A l’occasion des dix ans de l’émission de France Télévisions Cash Investigation, une des enquêtes les plus scandaleuses menées par l’équipe d’Elise Lucet a été rouverte. Le géant allemand de la distribution Lidl est mis sur la touche face à ses méthodes de management souvent pointées du doigt. Entre témoignages glaçants, indignation, et direction générale muette, qu’en pensent les consommateurs ?
© Lidl
« Ça me choque d’apprendre ça, je n’en avais pas du tout entendu parler ». Sabine, 45 ans, cliente chez Lidl depuis de nombreuses années, fixe l’enseigne colorée avec effroi depuis le pavé de la Rue de Reuilly, en serrant la main de sa petite fille. « Je ne serais pas prête à boycotter », admet-t-elle, « j’ai besoin de leurs produits avec l’inflation. S’il s’agissait de signer une pétition, je serais en revanche prête à soutenir ». Comme beaucoup de consommateurs de la célèbre enseigne de discount, Sabine ne songe pas à renoncer à ses courses à bas prix. Un appel au boycott a effectivement été lancé par la plateforme boycott.org, sans que beaucoup ne soient convaincus face à l’inflation, 5,6% sur un an en mars 2023 d’après l’INSEE.
« On lui reprochait de trop sourire [dans le but de] lui faire mal »
La chaîne de distribution avait déjà été épinglée pour ses pratiques managériales en 2017 à l’occasion d’une émission spéciale de la célèbre cellule d’investigation. En 2022, l’entreprise avait alors décidé de lancer la campagne « Bien plus qu’un job », une tentative de rassurer sur le bien-être de ses employés. Le bilan de nouveau dressé en mars dernier par Cash investigation fait néanmoins froid dans le dos. La situation ne semble pas s’être améliorée, voire s’est aggravée. En septembre 2021, Catherine Lucas, employée chez Lidl depuis 27 ans, met fin à ses jours. En cause, un changement de direction en 2017 amenant pressions, dénigrements, et harcèlement moral sur la mère de famille et le reste des salariés. Sylvie Barbe, sa collègue et amie, confie au micro de l’émission : « On lui reprochait de trop sourire [dans le but de] lui faire mal ».
Le cas de Catherine Lucas n’est pas isolé. L’ancienne responsable de magasin avait porté plainte contre la hiérarchie quelques mois avant sa mort avec une trentaine d’autres employés de sa région. En février 2021, un entrepôt avait également été perquisitionné à Ploumagoar en Bretagne dans le cadre d’une enquête pour discrimination syndicale. Les exactions de la direction de Lidl ne passent plus inaperçues. Sur Twitter les utilisateurs s’insurgent, et une campagne de dénonciation et de boycottage est lancée par l’organisme boycott.org. Actuellement encore en train de recueillir des votes, elle attend de pied ferme une réponse de l’entreprise.

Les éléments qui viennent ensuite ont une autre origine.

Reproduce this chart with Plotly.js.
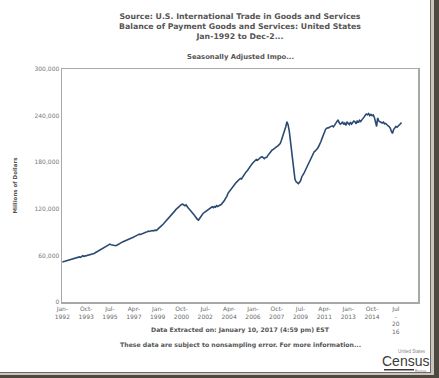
<!DOCTYPE html>
<html>
<head>
<meta charset="utf-8">
<script src="https://cdn.plot.ly/plotly-3.0.1.min.js"></script>
<style>
  html, body { margin: 0; padding: 0; background: #ffffff; }
  #chart { width: 439px; height: 378px; }
</style>
</head>
<body>
<div id="chart"></div>
<script>
// Monthly imports (millions of dollars, seasonally adjusted), Jan-1992 .. Dec-2016
const startYear = 1992;
const v1992 = [51500, 52000, 52500, 53000, 53300, 54000, 54200, 54800, 55000, 55500, 56200, 56000];
const v1993 = [56500, 57200, 57800, 58000, 57500, 58300, 59500, 58800, 59200, 59000, 59800, 60500];
const v1994 = [60200, 60800, 61000, 61500, 62500, 63400, 64200, 65000, 66000, 66800, 67600, 68500];
const v1995 = [69500, 70400, 71500, 72300, 73200, 74000, 74500, 73800, 73200, 72800, 72500, 72400];
const v1996 = [73000, 74200, 75000, 75800, 76500, 77200, 77800, 78500, 79600, 79200, 80000, 80800];
const v1997 = [81500, 82300, 83000, 83800, 84500, 85200, 86000, 86800, 87400, 87000, 87800, 88500];
const v1998 = [88800, 89500, 90000, 90400, 91300, 90800, 91500, 92000, 91600, 92200, 92500, 92300];
const v1999 = [93500, 94500, 96000, 97500, 99000, 100500, 102000, 103800, 105500, 107000, 108500, 109700];
const v2000 = [111500, 113500, 115500, 117000, 119000, 120500, 122000, 123500, 124500, 125700, 126000, 125000];
const v2001 = [124000, 125000, 122500, 121000, 119500, 118000, 116500, 114000, 112500, 110500, 108000, 106500];
const v2002 = [105500, 108000, 110500, 112000, 114000, 115000, 116000, 117500, 118000, 119500, 120000, 121500];
const v2003 = [122600, 121500, 123000, 122000, 124000, 123000, 124500, 124800, 125500, 127000, 129000, 131000];
const v2004 = [134000, 136000, 140000, 142000, 144500, 147000, 149000, 150600, 152000, 153500, 155000, 157000];
const v2005 = [158000, 159000, 158500, 161000, 163500, 165000, 167500, 169000, 171500, 174000, 176000, 177500];
const v2006 = [179400, 180500, 182000, 183500, 182500, 184000, 185500, 186500, 187000, 185000, 184500, 186000];
const v2007 = [186000, 188500, 190500, 192000, 194000, 195800, 196500, 198000, 199000, 200000, 201000, 202000];
const v2008 = [204000, 208000, 212000, 217000, 221000, 226000, 232000, 228000, 220000, 208000, 192000, 178000];
const v2009 = [165000, 158000, 155000, 153000, 152500, 154000, 156000, 161000, 163000, 166000, 169000, 172000];
const v2010 = [175000, 178500, 183000, 185500, 188000, 191000, 193500, 194500, 196000, 198000, 200500, 203000];
const v2011 = [207000, 211000, 215000, 219000, 222000, 223800, 224000, 224500, 225500, 226000, 226800, 225500];
const v2012 = [228000, 230500, 232000, 234500, 231000, 229000, 230000, 232000, 228500, 230500, 227500, 231500];
const v2013 = [230000, 228500, 231500, 229000, 231000, 233000, 232000, 229500, 233500, 231000, 234000, 232500];
const v2014 = [234500, 236000, 238000, 240500, 242000, 241000, 242500, 240000, 241500, 240000, 241000, 238000];
const v2015 = [232000, 226000, 237000, 233000, 232000, 231000, 230500, 231500, 229500, 230000, 228000, 227000];
const v2016 = [226000, 224000, 220000, 217000, 222000, 225000, 226000, 225000, 227000, 228000, 229500, 231000];

const yearly = [v1992, v1993, v1994, v1995, v1996, v1997, v1998, v1999, v2000, v2001, v2002, v2003,
  v2004, v2005, v2006, v2007, v2008, v2009, v2010, v2011, v2012, v2013, v2014, v2015, v2016];

const tickDates = ['1992-01-01', '1993-10-01', '1995-07-01', '1997-04-01', '1999-01-01', '2000-10-01',
  '2002-07-01', '2004-04-01', '2006-01-01', '2007-10-01', '2009-07-01', '2011-04-01', '2013-01-01',
  '2014-10-01', '2016-07-01'];
const tickLabels = ['Jan-<br>1992', 'Oct-<br>1993', 'Jul-<br>1995', 'Apr-<br>1997', 'Jan-<br>1999',
  'Oct-<br>2000', 'Jul-<br>2002', 'Apr-<br>2004', 'Jan-<br>2006', 'Oct-<br>2007', 'Jul-<br>2009',
  'Apr-<br>2011', 'Jan-<br>2013', 'Oct-<br>2014', 'Jul<br>-<br>20<br>16'];
const yTicks = [0, 60000, 120000, 180000, 240000, 300000];

const titleLines = ['Source: U.S. International Trade in Goods and Services',
  'Balance of Payment Goods and Services: United States', 'Jan-1992 to Dec-2...'];
const subTitle = 'Seasonally Adjusted Impo...';
const yTitle = 'Millions of Dollars';
const footer1 = 'Data Extracted on: January 10, 2017 (4:59 pm) EST';
const footer2 = 'These data are subject to nonsampling error. For more information...';

const xs = [], ys = [];
yearly.forEach((arr, yi) => {
  arr.forEach((val, mi) => {
    const y = startYear + yi;
    const m = String(mi + 1).padStart(2, '0');
    xs.push(y + '-' + m + '-01');
    ys.push(val);
  });
});

// plot area in px
const W = 439, H = 378;
const L = 62, R = 21, T = 69, B = 76;
const pw = W - L - R, ph = H - T - B;
const px = x => (x - L) / pw;
const py = y => (H - B - y) / ph;

const font = 'DejaVu Sans, Verdana, sans-serif';

const annotations = [
  { text: '<b>' + titleLines.join('<br>') + '</b>', x: 0.5, y: py(10), xref: 'paper', yref: 'paper',
    xanchor: 'center', yanchor: 'top', showarrow: false, align: 'center',
    font: { family: font, size: 7.8, color: '#555555' } },
  { text: '<b>' + subTitle + '</b>', x: 0.5, y: py(57), xref: 'paper', yref: 'paper',
    xanchor: 'center', yanchor: 'middle', showarrow: false,
    font: { family: font, size: 6.8, color: '#555555' } },
  { text: '<b>' + footer1 + '</b>', x: 0.5, y: py(330), xref: 'paper', yref: 'paper',
    xanchor: 'center', yanchor: 'middle', showarrow: false,
    font: { family: font, size: 6.2, color: '#555555' } },
  { text: '<b>' + footer2 + '</b>', x: 0.5, y: py(345), xref: 'paper', yref: 'paper',
    xanchor: 'center', yanchor: 'middle', showarrow: false,
    font: { family: font, size: 6.2, color: '#555555' } },
  { text: 'United States', x: px(428), y: py(351), xref: 'paper', yref: 'paper',
    xanchor: 'right', yanchor: 'middle', showarrow: false,
    font: { family: 'Liberation Sans, Arial, sans-serif', size: 4.5, color: '#888888' } },
  { text: 'Census', x: px(405), y: py(360.5), xref: 'paper', yref: 'paper',
    xanchor: 'center', yanchor: 'middle', showarrow: false,
    font: { family: 'Liberation Sans, Arial, sans-serif', size: 14, color: '#3a3a3a' } },
  { text: 'Bureau', x: px(428), y: py(371), xref: 'paper', yref: 'paper',
    xanchor: 'right', yanchor: 'middle', showarrow: false,
    font: { family: 'Liberation Sans, Arial, sans-serif', size: 3.5, color: '#888888' } }
];

const shapes = [
  // census underline bar
  { type: 'rect', xref: 'paper', yref: 'paper', x0: px(384), x1: px(414), y0: py(370.5), y1: py(369),
    fillcolor: '#3a3a3a', line: { width: 0 } },
  // frame: right
  { type: 'rect', xref: 'paper', yref: 'paper', x0: px(430), x1: px(431), y0: py(373), y1: py(0),
    fillcolor: '#6e6a62', line: { width: 0 } },
  { type: 'rect', xref: 'paper', yref: 'paper', x0: px(431), x1: px(434), y0: py(373), y1: py(0),
    fillcolor: '#c9c5bc', line: { width: 0 } },
  { type: 'rect', xref: 'paper', yref: 'paper', x0: px(434), x1: px(439), y0: py(378), y1: py(0),
    fillcolor: '#4d4840', line: { width: 0 } },
  // frame: bottom
  { type: 'rect', xref: 'paper', yref: 'paper', x0: px(0), x1: px(431), y0: py(373), y1: py(372),
    fillcolor: '#6e6a62', line: { width: 0 } },
  { type: 'rect', xref: 'paper', yref: 'paper', x0: px(0), x1: px(434), y0: py(375), y1: py(373),
    fillcolor: '#c9c5bc', line: { width: 0 } },
  { type: 'rect', xref: 'paper', yref: 'paper', x0: px(0), x1: px(439), y0: py(378), y1: py(375),
    fillcolor: '#4d4840', line: { width: 0 } }
];

const trace = {
  x: xs, y: ys, type: 'scatter', mode: 'lines',
  line: { color: '#2b4a72', width: 1.6 }, hoverinfo: 'skip'
};

const layout = {
  width: W, height: H,
  margin: { l: L, r: R, t: T, b: B, pad: 0 },
  paper_bgcolor: '#ffffff', plot_bgcolor: '#ffffff',
  showlegend: false,
  xaxis: {
    type: 'date', range: ['1991-12-22', '2018-02-15'],
    tickmode: 'array', tickvals: tickDates, ticktext: tickLabels,
    showgrid: false, zeroline: false, showline: true, mirror: true,
    linecolor: '#a8a8a8', linewidth: 1.5, ticks: '',
    tickangle: 0,
    tickfont: { family: font, size: 6, color: '#6a6a6a' }
  },
  yaxis: {
    range: [0, 300000], tickmode: 'array', tickvals: yTicks, tickformat: ',d',
    showgrid: false, zeroline: false, showline: true, mirror: true,
    linecolor: '#a8a8a8', linewidth: 1.5, ticks: '',
    tickfont: { family: font, size: 6, color: '#777777' },
    title: { text: '<b>' + yTitle + '</b>', standoff: 16,
      font: { family: font, size: 5.5, color: '#555555' } }
  },
  annotations: annotations,
  shapes: shapes
};

Plotly.newPlot('chart', [trace], layout, { staticPlot: true, displayModeBar: false });
</script>
</body>
</html>
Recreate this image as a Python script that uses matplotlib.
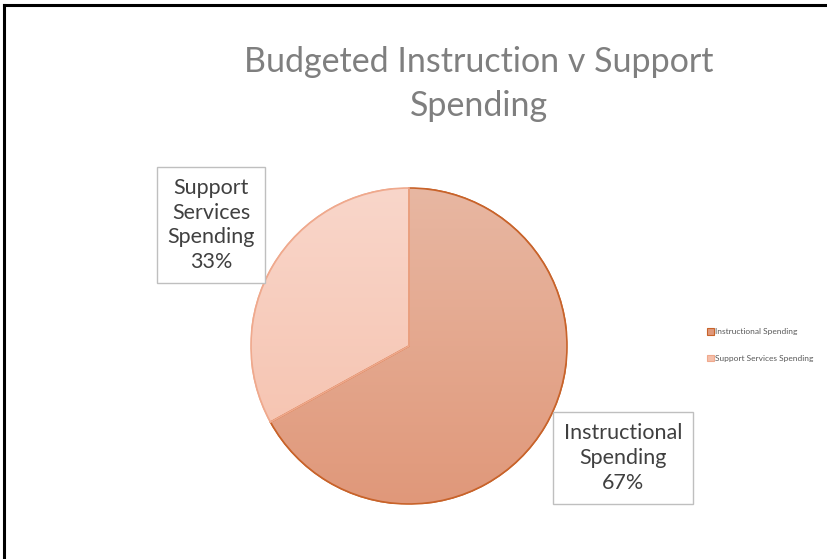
import numpy as np
import matplotlib.pyplot as plt
from matplotlib.lines import Line2D
from matplotlib.patches import Patch, Wedge
from matplotlib.colors import to_rgb

labels = ['Instructional Spending', 'Support Services Spending']
shares = [67, 33]
box_labels = ['Instructional\nSpending\n67%', 'Support\nServices\nSpending\n33%']
top_colors = ['#E8B7A2', '#F9D6CA']
bottom_colors = ['#E0987A', '#F5BFAA']
edge_colors = ['#C8632A', '#EFA98D']

W, H = 828, 559
fig = plt.figure(figsize=(W / 100, H / 100), dpi=100)

# pie center (409, 346) px, radius 158 px
cx, cy, r = 409, H - 346, 158
ax = fig.add_axes([(cx - r) / W, (cy - r) / H, 2 * r / W, 2 * r / H])
wedges, _ = ax.pie(shares, startangle=90, counterclock=False, radius=1,
                   colors=bottom_colors, wedgeprops=dict(linewidth=1.2))
for w, ec in zip(wedges, edge_colors):
    w.set_edgecolor(ec)

# vertical gradient inside each slice
for w, c0, c1 in zip(wedges, top_colors, bottom_colors):
    a = np.array(to_rgb(c0))
    b = np.array(to_rgb(c1))
    t = np.linspace(0, 1, 256)[:, None]
    img = (a * (1 - t) + b * t)[:, None, :]
    im = ax.imshow(img, extent=[-1, 1, -1, 1], origin='upper', aspect='auto',
                   zorder=w.get_zorder() + 0.1)
    im.set_clip_path(w)
    ax.add_patch(Wedge(w.center, w.r, w.theta1, w.theta2, fill=False,
                       edgecolor=w.get_edgecolor(), linewidth=1.2,
                       zorder=w.get_zorder() + 0.2))
ax.set_xlim(-1, 1)
ax.set_ylim(-1, 1)
ax.set_aspect('equal')
ax.axis('off')

# data label boxes
font = 'Lato'
box = dict(boxstyle='square,pad=0.5', fc='white', ec='#BFBFBF', lw=1)
fig.text(623 / W, 1 - 458 / H, box_labels[0], ha='center', va='center', fontsize=15.5,
         family=font, color='#404040', linespacing=1.3, bbox=box)
fig.text(211 / W, 1 - 225 / H, box_labels[1], ha='center', va='center', fontsize=15.5,
         family=font, color='#404040', linespacing=1.3, bbox=box)

# title
fig.text(479 / W, 1 - 84 / H, 'Budgeted Instruction v Support\nSpending', ha='center', va='center',
         fontsize=24.5, family=font, color='#7F7F7F', linespacing=1.45)

# legend
handles = [Patch(facecolor='#E0987A', edgecolor='#C8632A', lw=0.8),
           Patch(facecolor='#F5BFAA', edgecolor='#EFA98D', lw=0.8)]
fig.legend(handles, labels, loc='center left', bbox_to_anchor=(700 / W, 1 - 345 / H),
           frameon=False, prop=dict(family=font, size=6.0),
           handlelength=0.8, handleheight=0.8, handletextpad=0.15, labelspacing=2.3,
           labelcolor='#595959')

# outer frame lines (top and left)
fig.add_artist(Line2D([4 / W, 1], [1 - 5 / H, 1 - 5 / H], color='black', lw=2.2,
                      transform=fig.transFigure))
fig.add_artist(Line2D([4 / W, 4 / W], [0, 1 - 5 / H], color='black', lw=2.2,
                      transform=fig.transFigure))

fig.savefig('out.png', dpi=100)
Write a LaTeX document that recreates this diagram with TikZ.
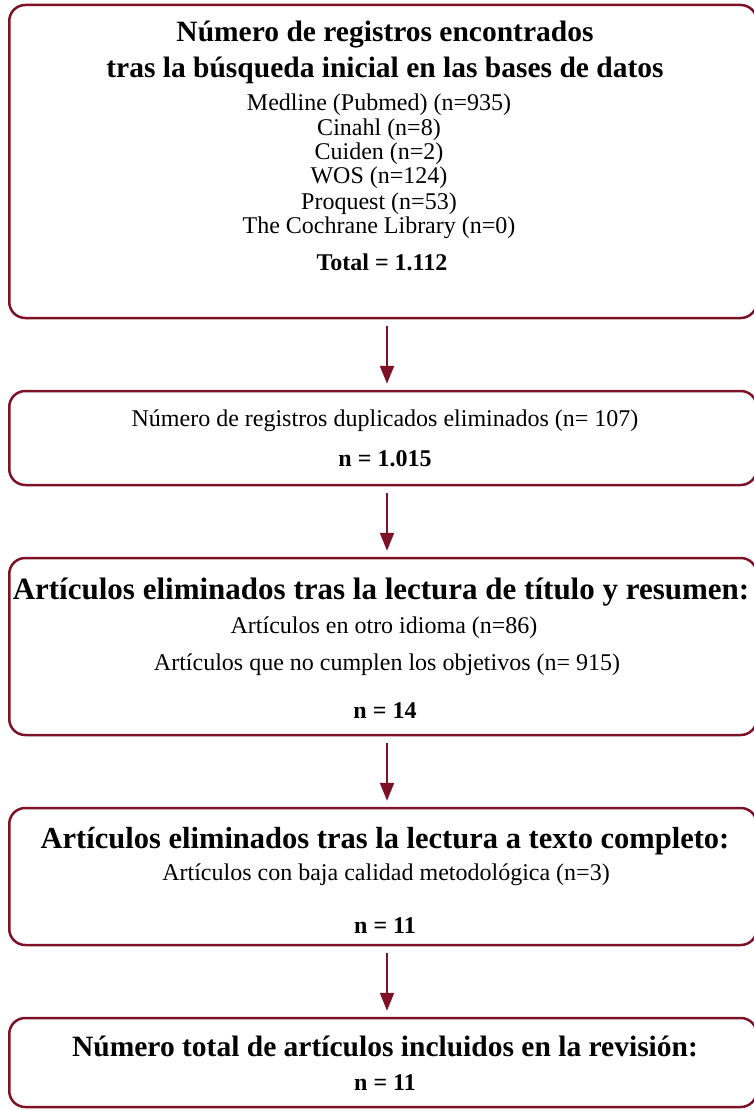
\documentclass[tikz,border=0pt]{standalone}
\usepackage{fontspec}
\setmainfont{Liberation Serif}
\usetikzlibrary{arrows.meta}
\definecolor{granate}{RGB}{125,18,38}

\begin{document}
\begin{tikzpicture}[
            x=1pt, y=-1pt,
            caja/.style={rectangle, rounded corners=16pt, draw=granate, line width=2.5pt, minimum width=747.5pt, inner sep=0pt},
            titulo/.style={font=\fontsize{29.5}{33}\selectfont\bfseries, anchor=base, inner sep=0pt},
            texto/.style={font=\fontsize{24}{26}\selectfont, anchor=base, inner sep=0pt},
            flecha/.style={draw=granate, line width=2.2pt, -{Triangle[width=14pt,length=18pt]}, shorten <=7pt, shorten >=6pt},
            ]
            \useasboundingbox (0,0) rectangle (754,1110);

            % cajas
            \node (B1) [caja, minimum height=313pt] at (383,161.5) {};
            \node (B2) [caja, minimum height=94pt] at (383,438) {};
            \node (B3) [caja, minimum height=177pt] at (383,646.5) {};
            \node (B4) [caja, minimum height=137pt] at (383,876.5) {};
            \node (B5) [caja, minimum height=89pt] at (383,1062.5) {};

            % busqueda inicial
            \node (T1a) [titulo] at (385,42) {Número de registros encontrados};
            \node (T1b) [titulo] at (385,78) {tras la búsqueda inicial en las bases de datos};
            \node (L1) [texto] at (379,111) {Medline (Pubmed) (n=935)};
            \node (L2) [texto] at (379,135.5) {Cinahl (n=8)};
            \node (L3) [texto] at (379,160) {Cuiden (n=2)};
            \node (L4) [texto] at (379,184) {WOS (n=124)};
            \node (L5) [texto] at (379,209) {Proquest (n=53)};
            \node (L6) [texto] at (379,233) {The Cochrane Library (n=0)};
            \node (N1) [texto, font=\fontsize{24}{26}\selectfont\bfseries] at (382,270) {Total = 1.112};

            % duplicados
            \node (L7) [texto] at (385,426) {Número de registros duplicados eliminados (n= 107)};
            \node (N2) [texto, font=\fontsize{24}{26}\selectfont\bfseries] at (385,466) {n = 1.015};

            % titulo y resumen
            \node (T3) [titulo, font=\fontsize{31}{34}\selectfont\bfseries] at (381,599) {Artículos eliminados tras la lectura de título y resumen:};
            \node (L8) [texto] at (384,633) {Artículos en otro idioma (n=86)};
            \node (L9) [texto] at (387,670) {Artículos que no cumplen los objetivos (n= 915)};
            \node (N3) [texto, font=\fontsize{24}{26}\selectfont\bfseries] at (385,718) {n = 14};

            % texto completo
            \node (T4) [titulo, font=\fontsize{30.5}{34}\selectfont\bfseries] at (385,848) {Artículos eliminados tras la lectura a texto completo:};
            \node (L10) [texto] at (386,880) {Artículos con baja calidad metodológica (n=3)};
            \node (N4) [texto, font=\fontsize{24}{26}\selectfont\bfseries] at (385,933) {n = 11};

            % incluidos
            \node (T5) [titulo] at (385,1056) {Número total de artículos incluidos en la revisión:};
            \node (N5) [texto, font=\fontsize{24}{26}\selectfont\bfseries] at (385,1090) {n = 11};

            \draw[flecha] ([xshift=4pt]B1.south) -- ([xshift=4pt]B2.north);
            \draw[flecha] ([xshift=4pt]B2.south) -- ([xshift=4pt]B3.north);
            \draw[flecha] ([xshift=4pt]B3.south) -- ([xshift=4pt]B4.north);
            \draw[flecha] ([xshift=4pt]B4.south) -- ([xshift=4pt]B5.north);
\end{tikzpicture}
\end{document}
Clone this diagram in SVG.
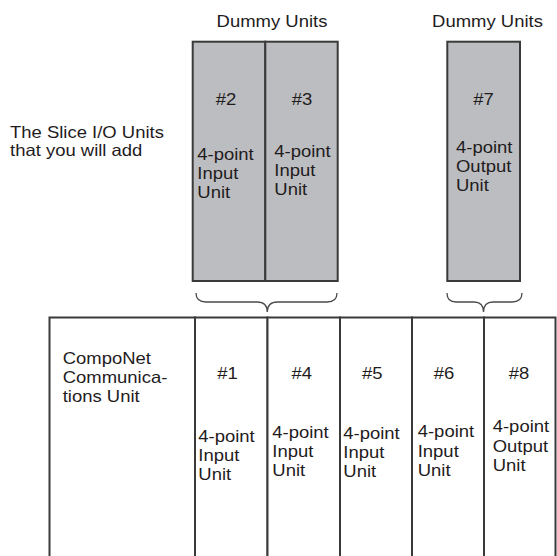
<svg xmlns="http://www.w3.org/2000/svg" width="557" height="556" viewBox="0 0 557 556">
<style>
  text { font-family: "Liberation Sans", Arial, sans-serif; font-size: 16.5px; fill: #1f1c1d; }
  .c { text-anchor: middle; }
  .dummy { fill: #bcbdc0; stroke: #3a3a3a; stroke-width: 2; }
  .unit { fill: #ffffff; stroke: #3a3a3a; stroke-width: 2; }
  .brace { fill: none; stroke: #4a4a4a; stroke-width: 1.3; }
</style>
<rect width="557" height="556" fill="#ffffff"/>

<g id="label-slice">
  <text transform="matrix(1.12 0 0 1 10 137.5)">The Slice I/O Units</text>
  <text transform="matrix(1.12 0 0 1 10 156)">that you will add</text>
</g>

<g id="label-dummy-1"><text class="c" transform="matrix(1.12 0 0 1 272 26.7)">Dummy Units</text></g>
<g id="label-dummy-2"><text class="c" transform="matrix(1.12 0 0 1 487.5 26.7)">Dummy Units</text></g>

<g id="unit-2">
  <rect class="dummy" x="192.7" y="41.7" width="72.6" height="239.3"/>
  <text class="c" transform="matrix(1.12 0 0 1 226 105)">#2</text>
  <text transform="matrix(1.12 0 0 1 197.3 159.5)">4-point</text>
  <text transform="matrix(1.12 0 0 1 197.3 178.5)">Input</text>
  <text transform="matrix(1.12 0 0 1 197.3 197.5)">Unit</text>
</g>
<g id="unit-3">
  <rect class="dummy" x="265.3" y="41.7" width="72.4" height="239.3"/>
  <text class="c" transform="matrix(1.12 0 0 1 302 105)">#3</text>
  <text transform="matrix(1.12 0 0 1 274.3 157)">4-point</text>
  <text transform="matrix(1.12 0 0 1 274.3 176)">Input</text>
  <text transform="matrix(1.12 0 0 1 274.3 195)">Unit</text>
</g>
<g id="unit-7">
  <rect class="dummy" x="447.3" y="41.7" width="72.7" height="239.3"/>
  <text class="c" transform="matrix(1.12 0 0 1 483.5 105)">#7</text>
  <text transform="matrix(1.12 0 0 1 456 152.5)">4-point</text>
  <text transform="matrix(1.12 0 0 1 456 171.5)">Output</text>
  <text transform="matrix(1.12 0 0 1 456 190.5)">Unit</text>
</g>

<g id="unit-comm">
  <rect class="unit" x="49.5" y="317.5" width="145.5" height="250"/>
  <text transform="matrix(1.12 0 0 1 62.7 363.5)">CompoNet</text>
  <text transform="matrix(1.12 0 0 1 62.7 382.5)">Communica-</text>
  <text transform="matrix(1.12 0 0 1 62.7 401.5)">tions Unit</text>
</g>
<g id="unit-1">
  <rect class="unit" x="195" y="317.5" width="72.5" height="250"/>
  <text class="c" transform="matrix(1.12 0 0 1 227.5 379.3)">#1</text>
  <text transform="matrix(1.12 0 0 1 198.3 441.7)">4-point</text>
  <text transform="matrix(1.12 0 0 1 198.3 460.7)">Input</text>
  <text transform="matrix(1.12 0 0 1 198.3 479.7)">Unit</text>
</g>
<g id="unit-4">
  <rect class="unit" x="267.5" y="317.5" width="72.5" height="250"/>
  <text class="c" transform="matrix(1.12 0 0 1 301.7 379.3)">#4</text>
  <text transform="matrix(1.12 0 0 1 272.3 438.3)">4-point</text>
  <text transform="matrix(1.12 0 0 1 272.3 457.3)">Input</text>
  <text transform="matrix(1.12 0 0 1 272.3 476.3)">Unit</text>
</g>
<g id="unit-5">
  <rect class="unit" x="340" y="317.5" width="72" height="250"/>
  <text class="c" transform="matrix(1.12 0 0 1 372.3 379.3)">#5</text>
  <text transform="matrix(1.12 0 0 1 343.3 439)">4-point</text>
  <text transform="matrix(1.12 0 0 1 343.3 458)">Input</text>
  <text transform="matrix(1.12 0 0 1 343.3 477)">Unit</text>
</g>
<g id="unit-6">
  <rect class="unit" x="412" y="317.5" width="72" height="250"/>
  <text class="c" transform="matrix(1.12 0 0 1 444 379.3)">#6</text>
  <text transform="matrix(1.12 0 0 1 417.7 437.3)">4-point</text>
  <text transform="matrix(1.12 0 0 1 417.7 456.5)">Input</text>
  <text transform="matrix(1.12 0 0 1 417.7 475.7)">Unit</text>
</g>
<g id="unit-8">
  <rect class="unit" x="484" y="317.5" width="71.5" height="250"/>
  <text class="c" transform="matrix(1.12 0 0 1 519 379.3)">#8</text>
  <text transform="matrix(1.12 0 0 1 492.7 432.3)">4-point</text>
  <text transform="matrix(1.12 0 0 1 492.7 451.5)">Output</text>
  <text transform="matrix(1.12 0 0 1 492.7 470.7)">Unit</text>
</g>

<g id="connectors">
  <path class="brace" d="M196,293 Q196,302 206,302 L257,302 Q267.3,302 267.3,312 Q267.3,302 277.5,302 L327,302 Q337,302 337,293"/>
  <path class="brace" d="M447,293 Q447,302 456,302 L474,302 Q483.5,302 483.5,312 Q483.5,302 493,302 L512,302 Q522,302 522,293"/>
</g>
</svg>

« Pour moi c’est partout pareil »
Dans un magasin très fréquenté du 12e arrondissement de Paris, les clients interrogés tiquent. Tiraillés, ils ne savent pas où se positionner. Yannis, 24 ans, étudiant, serait lui favorable à une désertion de l’enseigne : « Sincèrement, je pourrais me poser la question. Je comprends qu’avec l’inflation ça puisse être compliqué pour certains clients, mais maintenant Lidl n’est plus vraiment une chaîne de hard discount comme au début. Personnellement, j’ai recours à des épiceries solidaires pour les courses, donc je pourrais suivre ». Alain, 54 ans, habitant le 93, ne voit pas les choses de la même manière. « Pour moi c’est partout pareil. Ma belle-sœur travaille chez Lidl et elle est très contente. En plus, les prix sont intéressants avec l’inflation, on trouve vraiment des bons produits pour pas trop cher. »
Difficile de sensibiliser une clientèle qui a besoin de l’offre attractive de l’enseigne en période d’inflation galopante. Les retombées de l’enquête se font ainsi attendre. Il reste en effet à connaître les mesures concrètes qui seront prises par Lidl pour stopper cette politique de « hard management » dévastatrice pour ses employés. La campagne de boycott aura peut-être de quoi faire réfléchir l’imperturbable direction.